Planning Tip: Be flexible. “Last year it rained,” notes Christie, “so we just moved it down the hallways inside and it all worked out fine.”
 
Here are several other ways to add a new dimension to your event.

  • Pumpkin power
Whether you recycle the water balloon slingshot or mark a field like a driving range, small airborne pumpkins are likely to be a popular attraction. And if you want to host a mess-free pumpkin decorating activity, opt for stickers and bling instead of knives, seeds and goo. Uncut pumpkins will often last outside for 8 to 12 weeks.
  • Help children earn Bible bucks
Hand out tickets at your events that can be exchanged for Bibles, books, and outreach items as well as prizes that can be earned at future kid events at the church. Consider incorporating Bible bucks into your children’s ministry to encourage ongoing participation and attendance.
  • Save money on rentals
Churches can consider saving money by buying concession machines instead of renting them year after year, since most will pay for themselves the second year. This also allows you to have concessions at other events.
  • Mission Station
The church is about mission that transforms the world. Involving your community in this effort is powerful. Set up a station at your festival for helpers to prep backpacks, sort canned goods or something similar. Have all the supplies set out and a volunteer on hand, giving instructions. Maybe you can even make it a contest.
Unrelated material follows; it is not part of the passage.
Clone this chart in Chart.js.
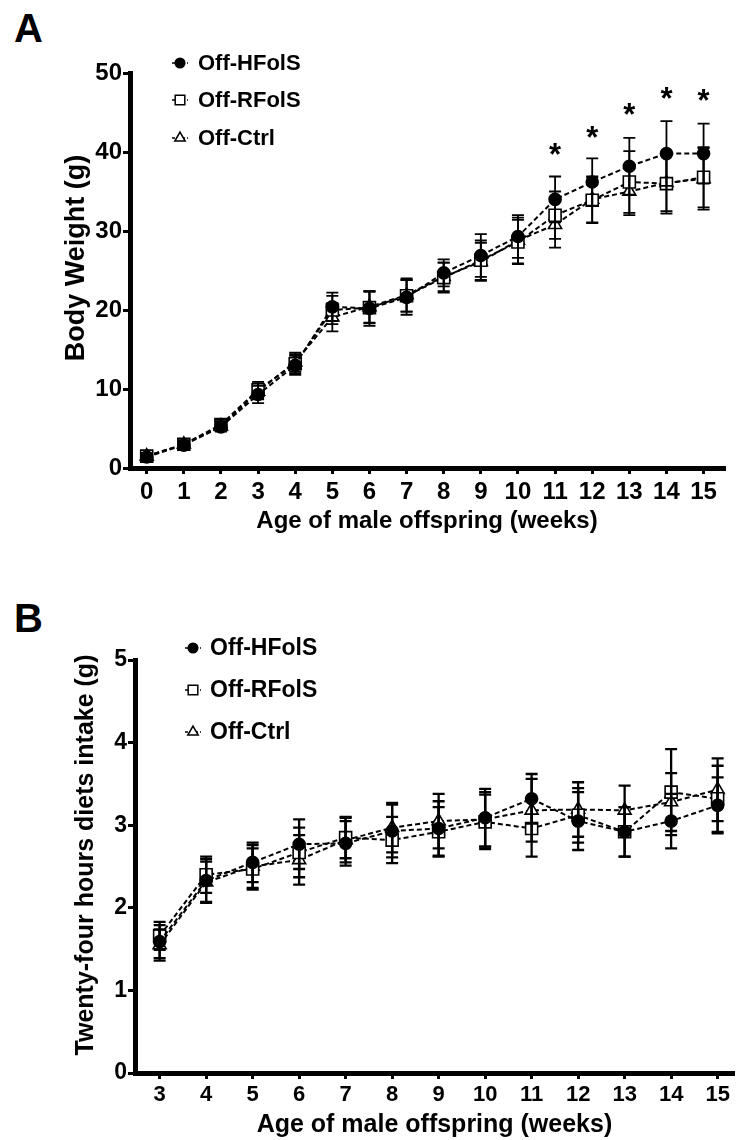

  • Sponsor the School Festival
What if you took your fall festival on the road? Many schools have (or would like to have) a special day or event with cotton candy, hot dogs and face paint, similar to the one you normally plan for your church’s parking lot. Consider partnering with the PTA at your neighborhood school and leverage your volunteer resources to put on the whole event from beginning to end—and then give all the proceeds to the school.